* Set exercise:
Please write out the lines of the data exactly, beginning with the first and ending with the line containing "const fmt = (v: number)"; leave the pictures behind.

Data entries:
***

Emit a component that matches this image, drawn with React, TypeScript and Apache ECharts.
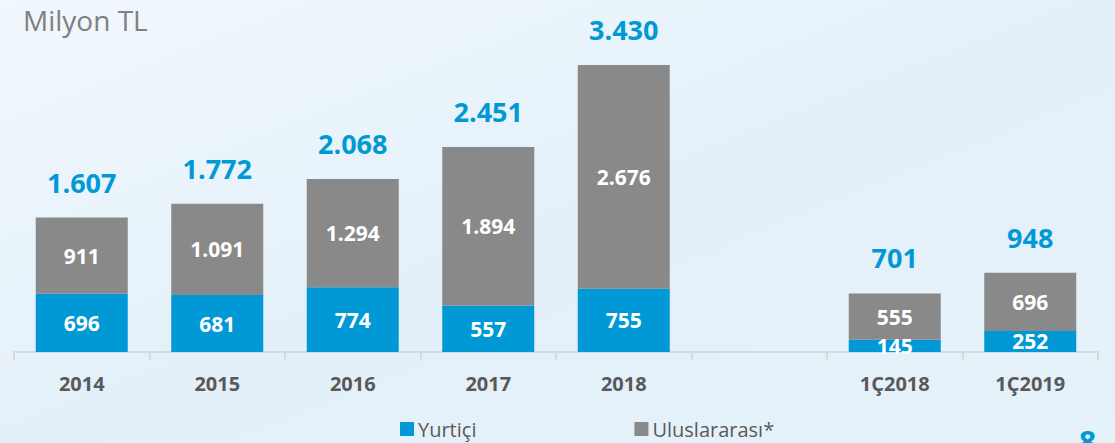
import React, { useEffect, useRef } from "react";
import * as echarts from "echarts";

const categories = ["2014", "2015", "2016", "2017", "2018", "", "1Ç2018", "1Ç2019"];
const yurtici: (number | string)[] = [696, 681, 774, 557, 755, "-", 145, 252];
const uluslararasi: (number | string)[] = [911, 1091, 1294, 1894, 2676, "-", 555, 696];
const totals: (number | string)[] = [1607, 1772, 2068, 2451, 3430, "-", 701, 948];

const fmt = (v: number) => v.toLocaleString("de-DE");

export default function App() {
  const ref = useRef<HTMLDivElement>(null);
  useEffect(() => {
    document.body.style.margin = "0";
    const chart = echarts.init(ref.current!, null, { renderer: "svg" });
    const font = "'Open Sans', sans-serif";
    chart.setOption({
      animation: false,
      backgroundColor: {
        type: "linear",
        x: 0, y: 0, x2: 1, y2: 1,
        colorStops: [
          { offset: 0, color: "#f1f8fd" },
          { offset: 0.5, color: "#e4f0f9" },
          { offset: 1, color: "#e6f2fa" },
        ],
      },
      graphic: [
        {
          type: "text",
          left: 23,
          top: 6,
          style: { text: "Milyon TL", font: `28px ${font}`, fill: "#808080" },
        },
        {
          type: "text",
          left: 1079,
          top: 426,
          style: { text: "8", font: `bold 30px ${font}`, fill: "#0099d6" },
        },
      ],
      legend: {
        left: 400,
        top: 419,
        padding: 0,
        itemWidth: 14,
        itemHeight: 14,
        itemGap: 158,
        icon: "rect",
        data: ["Yurtiçi", "Uluslararası*"],
        textStyle: { fontFamily: font, fontSize: 20, color: "#595959", padding: [0, 0, 0, -1] },
      },
      grid: { left: 14, right: 17, top: 17.3, bottom: 91 },
      xAxis: {
        type: "category",
        data: categories,
        axisLine: { lineStyle: { color: "#d9d9d9", width: 2 } },
        axisTick: { show: true, length: 8, lineStyle: { color: "#d9d9d9", width: 2 } },
        axisLabel: { fontFamily: font, fontSize: 20, fontWeight: "bold", color: "#595959", margin: 21 },
      },
      yAxis: { type: "value", min: 0, max: 4000, show: false, splitLine: { show: false } },
      series: [
        {
          name: "Yurtiçi",
          type: "bar",
          stack: "s",
          barWidth: 92,
          data: yurtici,
          itemStyle: { color: "#0099d6" },
          label: {
            show: true,
            position: "inside",
            fontFamily: font,
            fontSize: 21,
            fontWeight: "bold",
            color: "#ffffff",
            formatter: (p: any) => fmt(p.value),
          },
        },
        {
          name: "Uluslararası*",
          type: "bar",
          stack: "s",
          barWidth: 92,
          data: uluslararasi,
          itemStyle: { color: "#898989" },
          label: {
            show: true,
            position: "inside",
            fontFamily: font,
            fontSize: 21,
            fontWeight: "bold",
            color: "#ffffff",
            formatter: (p: any) => fmt(p.value),
          },
        },
        {
          name: "total",
          type: "bar",
          stack: "s",
          barWidth: 92,
          data: totals.map((t) => (t === "-" ? "-" : 0)),
          itemStyle: { color: "transparent" },
          label: {
            show: true,
            position: "top",
            distance: 22,
            fontFamily: font,
            fontSize: 27,
            fontWeight: "bold",
            color: "#0099d6",
            formatter: (p: any) => fmt(totals[p.dataIndex] as number),
          },
        },
      ],
    });
    return () => chart.dispose();
  }, []);
  return <div ref={ref} style={{ width: 1115, height: 443 }} />;
}
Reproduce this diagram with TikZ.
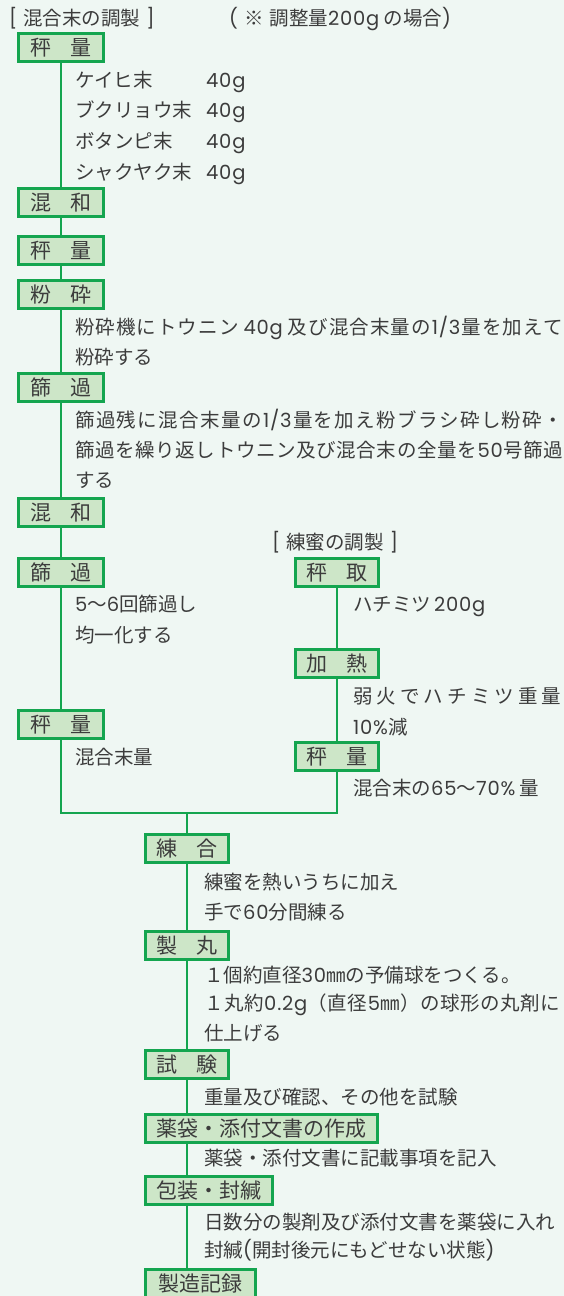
\documentclass[tikz,border=0pt]{standalone}
\usepackage{fontspec}
\setmainfont{Noto Sans CJK JP}
\newfontfamily\latf{Poppins}[LetterSpace=4]
\newcommand\lat[1]{{\latf #1}}
\definecolor{bg}{HTML}{EFF7F3}
\definecolor{grn}{HTML}{14A54F}
\definecolor{boxfill}{HTML}{CDE6C8}
\definecolor{txt}{HTML}{3C3C3C}
\def\jspread#1#2{\hbox to #1{\jspreadloop#2\relax}}
\def\jspreadloop#1{\ifx\relax#1\unskip\else#1\hfil\expandafter\jspreadloop\fi}
\newcommand\tcpair[2]{#1\kern18.5pt#2}
\tikzset{
  box/.style={draw=grn, fill=boxfill, line width=2.6pt, minimum height=28.4pt,
    inner sep=0pt, font=\fontsize{21}{24}\selectfont, text=txt,
    text height=16.8pt, text depth=1.3pt, anchor=north west},
  lbox/.style={box, minimum width=85.4pt},
  sbox/.style={box, minimum width=83.4pt},
  lbl/.style={anchor=west, inner sep=0pt, font=\fontsize{19.5}{24}\selectfont,
    text=txt, text height=16pt, text depth=1.2pt},
  conn/.style={draw=grn, line width=2.8pt}
}
\begin{document}
\begin{tikzpicture}[x=1pt, y=-1pt]
\fill[bg] (0,0) rectangle (564,1296);
\useasboundingbox (0,0) rectangle (564,1296);

% headers
\node[lbl] (h1) at (9,18) {\lat{[ }混合末の調製\lat{ ]}};
\node[lbl] (h2) at (229,18) {\lat{( }※\lat{ }調整量\lat{200g} の場合\lat{)}};
\node[lbl] (h3) at (272,542) {\lat{[ }練蜜の調製\lat{ ]}};

% left column boxes
\node[lbox] (b1) at (17,32) {\tcpair{秤}{量}};
\node[lbox] (b2) at (17,187) {\tcpair{混}{和}};
\node[lbox] (b3) at (17,235) {\tcpair{秤}{量}};
\node[lbox] (b4) at (17,279) {\tcpair{粉}{砕}};
\node[lbox] (b5) at (17,372) {\tcpair{篩}{過}};
\node[lbox] (b6) at (17,497) {\tcpair{混}{和}};
\node[lbox] (b7) at (17,557) {\tcpair{篩}{過}};
\node[lbox] (b8) at (17,709) {\tcpair{秤}{量}};

% right column boxes
\node[sbox] (b9) at (294,557) {\tcpair{秤}{取}};
\node[sbox] (b10) at (294,648) {\tcpair{加}{熱}};
\node[sbox] (b11) at (294,741) {\tcpair{秤}{量}};

% bottom column boxes
\node[sbox] (b12) at (144,833) {\tcpair{練}{合}};
\node[sbox] (b13) at (144,930) {\tcpair{製}{丸}};
\node[sbox] (b14) at (144,1049) {\tcpair{試}{験}};
\node[box, minimum width=232.4pt] (b15) at (144,1113) {薬袋・添付文書の作成};
\node[box, minimum width=127.4pt] (b16) at (144,1175) {包装・封緘};
\node[box, minimum width=110.4pt] (b17) at (144,1268) {製造記録};

% connectors
\draw[conn] (b1.south) -- (b2.north);
\draw[conn] (b2.south) -- (b3.north);
\draw[conn] (b3.south) -- (b4.north);
\draw[conn] (b4.south) -- (b5.north);
\draw[conn] (b5.south) -- (b6.north);
\draw[conn] (b6.south) -- (b7.north);
\draw[conn] (b7.south) -- (b8.north);
\draw[conn] (b9.south) -- (b10.north);
\draw[conn] (b10.south) -- (b11.north);
\coordinate (J) at (187,813);
\coordinate (cB) at (187,0);
\draw[conn] (b8.south) |- (J) -| (b11.south);
\draw[conn] (J) -- (b12.north);
\draw[conn] (b12.south) -- (b13.north);
\draw[conn] (b13.south) -- (b14.north);
\draw[conn] (b14.south) -- (b15.north -| cB);
\draw[conn] (b15.south -| cB) -- (b16.north -| cB);
\draw[conn] (b16.south -| cB) -- (b17.north -| cB);

% left texts
\node[lbl] (t1) at (75,80) {ケイヒ末};
\node[lbl] (g1) at (206,80) {\lat{40g}};
\node[lbl] (t2) at (75,110) {ブクリョウ末};
\node[lbl] (g2) at (206,110) {\lat{40g}};
\node[lbl] (t3) at (75,141) {ボタンピ末};
\node[lbl] (g3) at (206,141) {\lat{40g}};
\node[lbl] (t4) at (75,172) {シャクヤク末};
\node[lbl] (g4) at (206,172) {\lat{40g}};
\node[lbl] (t5) at (75,327) {\jspread{488pt}{粉砕機にトウニン{\kern4pt\lat{40g}\kern4pt}及び混合末量の{\lat{1/3}}量を加えて}};
\node[lbl] (t6) at (75,357) {粉砕する};
\node[lbl] (t7) at (75,420) {\jspread{488pt}{篩過残に混合末量の{\lat{1/3}}量を加え粉ブラシ砕し粉砕・}};
\node[lbl] (t8) at (75,450) {\jspread{488pt}{篩過を繰り返しトウニン及び混合末の全量を{\lat{50}}号篩過}};
\node[lbl] (t9) at (75,480) {する};
\node[lbl] (t10) at (75,604) {\lat{5}〜\lat{6}回篩過し};
\node[lbl] (t11) at (75,635) {均一化する};
\node[lbl] (t12) at (75,757) {混合末量};

% right texts
\node[lbl] (r1) at (353,604) {ハチミツ\kern3pt\lat{200g}};
\node[lbl] (r2) at (353,696) {\jspread{208pt}{弱火でハチミツ重量}};
\node[lbl] (r3) at (353,727) {\lat{10\%}減};
\node[lbl] (r4) at (353,788) {混合末の\lat{65}〜\lat{70\%} 量};

% bottom texts
\node[lbl] (s1) at (204,882) {練蜜を熱いうちに加え};
\node[lbl] (s2) at (204,912) {手で\lat{60}分間練る};
\node[lbl] (s3) at (204,975) {１個約直径\lat{30}㎜の予備球をつくる。};
\node[lbl] (s4) at (204,1003) {\jspread{356pt}{１丸約{\lat{0.2g}}（直径{\lat{5}}㎜）の球形の丸剤に}};
\node[lbl] (s5) at (204,1033) {仕上げる};
\node[lbl] (s6) at (204,1097) {重量及び確認、その他を試験};
\node[lbl] (s7) at (204,1158) {薬袋・添付文書に記載事項を記入};
\node[lbl] (s8) at (204,1222) {日数分の製剤及び添付文書を薬袋に入れ};
\node[lbl] (s9) at (204,1250) {封緘\lat{(}開封後元にもどせない状態\lat{)}};
\end{tikzpicture}
\end{document}
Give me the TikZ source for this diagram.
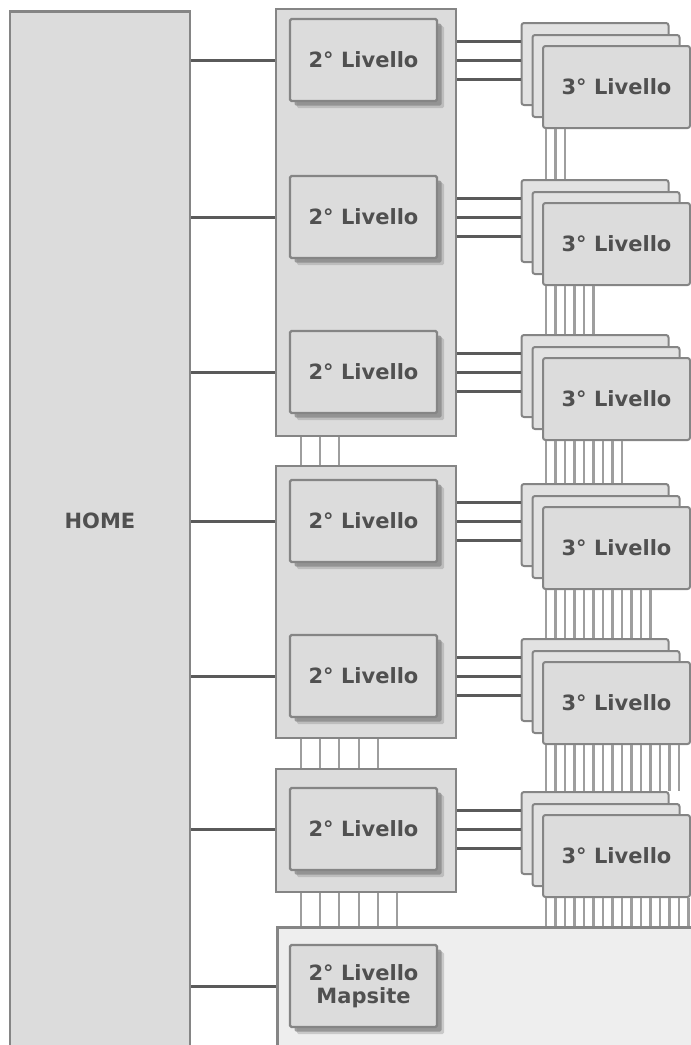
\documentclass[tikz,border=0pt]{standalone}
\usepackage{fontspec}
\setmainfont{DejaVu Sans}
\usetikzlibrary{calc}
\definecolor{boxfill}{HTML}{DCDCDC}
\definecolor{backfill}{HTML}{E2E2E2}
\definecolor{edge}{HTML}{858585}
\definecolor{conn}{HTML}{5A5A5A}
\definecolor{busc}{HTML}{9E9E9E}
\definecolor{txt}{HTML}{505050}
\definecolor{mapfill}{HTML}{EEEEEE}
\definecolor{shadowc}{HTML}{858585}
\begin{document}
\begin{tikzpicture}[x=1pt,y=-1pt,
  lbl/.style={font=\fontsize{21}{23}\selectfont\bfseries, text=txt},
  frame/.style={draw=edge, line width=2.6pt, fill=boxfill, inner sep=0pt},
  twobox/.style={draw=edge, line width=2.2pt, fill=boxfill, minimum width=147pt, minimum height=82pt,
    inner sep=0pt, lbl, align=center, rounded corners=1.5pt,
    preaction={fill=shadowc, opacity=0.35, transform canvas={shift={(7pt,-7pt)}}},
    preaction={fill=shadowc, opacity=0.75, transform canvas={shift={(4.5pt,-4.5pt)}}}},
  threebox/.style={draw=edge, line width=2pt, fill=boxfill, minimum width=147pt, minimum height=82pt,
    inner sep=0pt, rounded corners=2.5pt, lbl},
  link/.style={draw=conn, line width=3pt},
  bus/.style={draw=busc, line width=2.2pt}]
\useasboundingbox (0,0) rectangle (691,1045);
\begin{scope}
\clip (0,0) rectangle (691,1045);
% HOME
\node[frame, minimum width=180pt, minimum height=1100pt, anchor=north] (home) at (100,10) {};
\node[lbl] (hometext) at (100,521) {HOME};
% containers
\node[frame, minimum width=180pt, minimum height=427pt] (g1) at (366,222.5) {};
\node[frame, minimum width=180pt, minimum height=272pt] (g2) at (366,602) {};
\node[frame, minimum width=180pt, minimum height=123pt] (g3) at (366,830.5) {};
\node[frame, fill=mapfill, minimum width=450pt, minimum height=200pt, anchor=north west] (mapc) at (276,926) {};
% buses between containers
\foreach \j in {1,...,3} {\draw[bus] ($(g1.south west)+(26+19.3*\j-19.3,0)$) coordinate (mt) -- (mt |- g2.north);}
\foreach \j in {1,...,5} {\draw[bus] ($(g2.south west)+(26+19.3*\j-19.3,0)$) coordinate (mt) -- (mt |- g3.north);}
\foreach \j in {1,...,6} {\draw[bus] ($(g3.south west)+(26+19.3*\j-19.3,0)$) coordinate (mt) -- (mt |- mapc.north);}
% second and third level
\foreach \c/\g [count=\i] in {60/g1,217/g1,372/g1,521/g2,676/g2,829/g3} {
  \node[twobox] (b\i) at (363.5,\c) {2° Livello};
  \node[threebox, fill=backfill] (sa\i) at (595,\c+4) {};
  \node[threebox, fill=backfill] (sb\i) at (606,\c+16) {};
  \node[threebox] (sc\i) at (616.5,\c+27) {3° Livello};
  \draw[link] (home.east |- b\i) -- (\g.west |- b\i);
  \foreach \d in {-19,0,19} {
    \draw[link] ($(\g.east |- b\i)+(0,\d)$) coordinate (lt) -- (lt -| sa\i.west);
  }
}
% buses between third level stacks
\foreach \i in {1,...,5} {
  \pgfmathtruncatemacro\n{3*\i}
  \pgfmathtruncatemacro\nx{\i+1}
  \foreach \j in {1,...,\n} {
    \draw[bus] ($(sc\i.south west)+(4+9.5*\j-9.5,0)$) coordinate (bt) -- (bt |- sa\nx.north);
  }
}
\foreach \j in {1,...,18} {
  \draw[bus] ($(sc6.south west)+(4+9.5*\j-9.5,0)$) coordinate (bt) -- (bt |- mapc.north);
}
% mapsite
\node[twobox] (b7) at (363.5,986) {2° Livello\\Mapsite};
\draw[link] (home.east |- b7) -- (mapc.west |- b7);
\end{scope}
\end{tikzpicture}
\end{document}
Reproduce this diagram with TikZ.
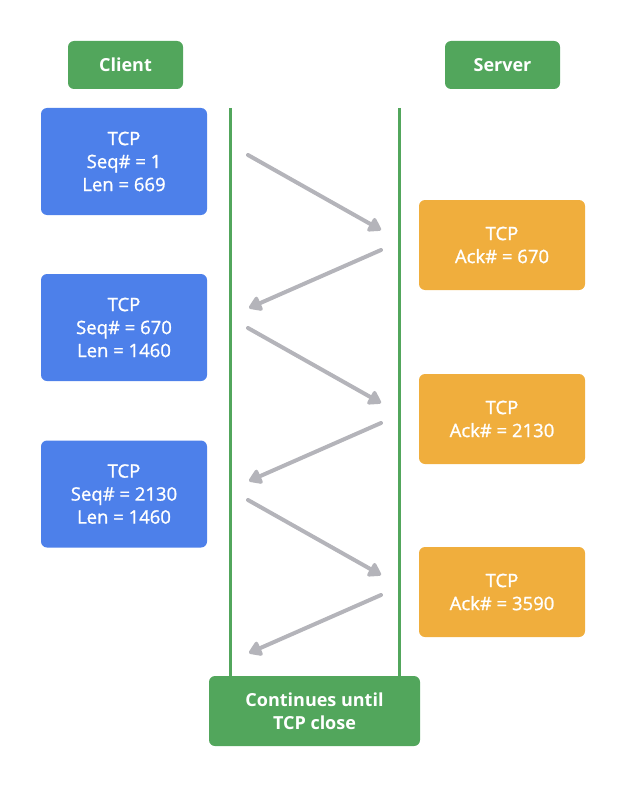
\documentclass[tikz,border=0pt]{standalone}
\usepackage{fontspec}
\setmainfont{Open Sans}
\newfontfamily\medfont{Open Sans}[FakeBold=1.2]
\usetikzlibrary{arrows.meta}
\definecolor{tcpgreen}{HTML}{52A65C}
\definecolor{tcpblue}{HTML}{4D80EA}
\definecolor{tcporange}{HTML}{F0AE3D}
\definecolor{tcpgray}{HTML}{B4B4BA}

\tikzset{
  hostbox/.style={rectangle, rounded corners=6pt, fill=tcpgreen, text=white,
    font=\fontsize{18}{23}\selectfont\bfseries, minimum width=115pt, minimum height=48pt},
  seqbox/.style={rectangle, rounded corners=6pt, fill=tcpblue, text=white, align=center,
    font=\medfont\fontsize{18.5}{23}\selectfont, minimum width=166pt, minimum height=107pt},
  ackbox/.style={rectangle, rounded corners=6pt, fill=tcporange, text=white, align=center,
    font=\medfont\fontsize{18.5}{23}\selectfont, minimum width=166pt, minimum height=90pt},
  endbox/.style={rectangle, rounded corners=6pt, fill=tcpgreen, text=white, align=center,
    font=\fontsize{18}{23}\selectfont\bfseries, minimum width=211pt, minimum height=70pt},
  timeline/.style={draw=tcpgreen, line width=3pt},
  segment/.style={draw=tcpgray, line width=4pt, line cap=round,
    -{Triangle[length=14pt, width=17pt, round]}}
}

\begin{document}
\begin{tikzpicture}[x=1pt, y=-1pt]
  \useasboundingbox (0,0) rectangle (625,789);

  % hosts
  \node[hostbox] (client) at (125.5,65) {Client};
  \node[hostbox] (server) at (502.5,65) {Server};

  % time lines
  \coordinate (ctop) at (230,108);
  \coordinate (cbot) at (230,677);
  \coordinate (stop) at (399,108);
  \coordinate (sbot) at (399,677);
  \draw[timeline] (ctop) -- (cbot);
  \draw[timeline] (stop) -- (sbot);

  % client segments
  \node[seqbox] (seq1) at (124,161.5) {TCP\\Seq\# = 1\\Len = 669};
  \node[seqbox] (seq2) at (124,327.5) {TCP\\Seq\# = 670\\Len = 1460};
  \node[seqbox] (seq3) at (124,494) {TCP\\Seq\# = 2130\\Len = 1460};

  % server acks
  \node[ackbox] (ack1) at (502,245) {TCP\\Ack\# = 670};
  \node[ackbox] (ack2) at (502,419) {TCP\\Ack\# = 2130};
  \node[ackbox] (ack3) at (502,592) {TCP\\Ack\# = 3590};

  \node[endbox] (close) at (314.5,711) {Continues until\\TCP close};

  % arrows between the time lines
  \foreach \y [count=\i] in {155,328,500} {
    \coordinate (out\i) at (248,\y);
    \coordinate (in\i) at (381,\y+75);
    \coordinate (back\i) at (381,\y+95);
    \coordinate (ret\i) at (249,\y+153);
    \draw[segment] (out\i) -- (in\i);
    \draw[segment] (back\i) -- (ret\i);
  }
\end{tikzpicture}
\end{document}
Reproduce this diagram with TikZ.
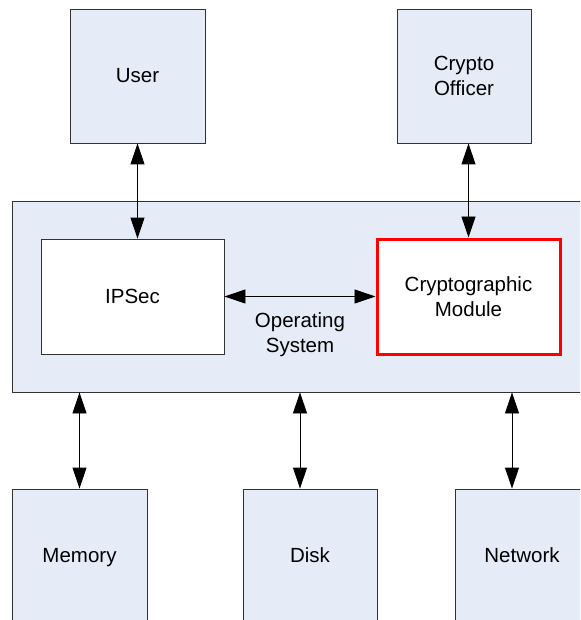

***

* The answer:
Emit a component that matches this image, drawn with React, TypeScript and Apache ECharts.
import React, { useEffect, useRef } from "react";
import * as echarts from "echarts";

const categories = ["2014", "2015", "2016", "2017", "2018", "", "1Ç2018", "1Ç2019"];
const yurtici: (number | string)[] = [696, 681, 774, 557, 755, "-", 145, 252];
const uluslararasi: (number | string)[] = [911, 1091, 1294, 1894, 2676, "-", 555, 696];
const totals: (number | string)[] = [1607, 1772, 2068, 2451, 3430, "-", 701, 948];

const fmt = (v: number) => v.toLocaleString("de-DE");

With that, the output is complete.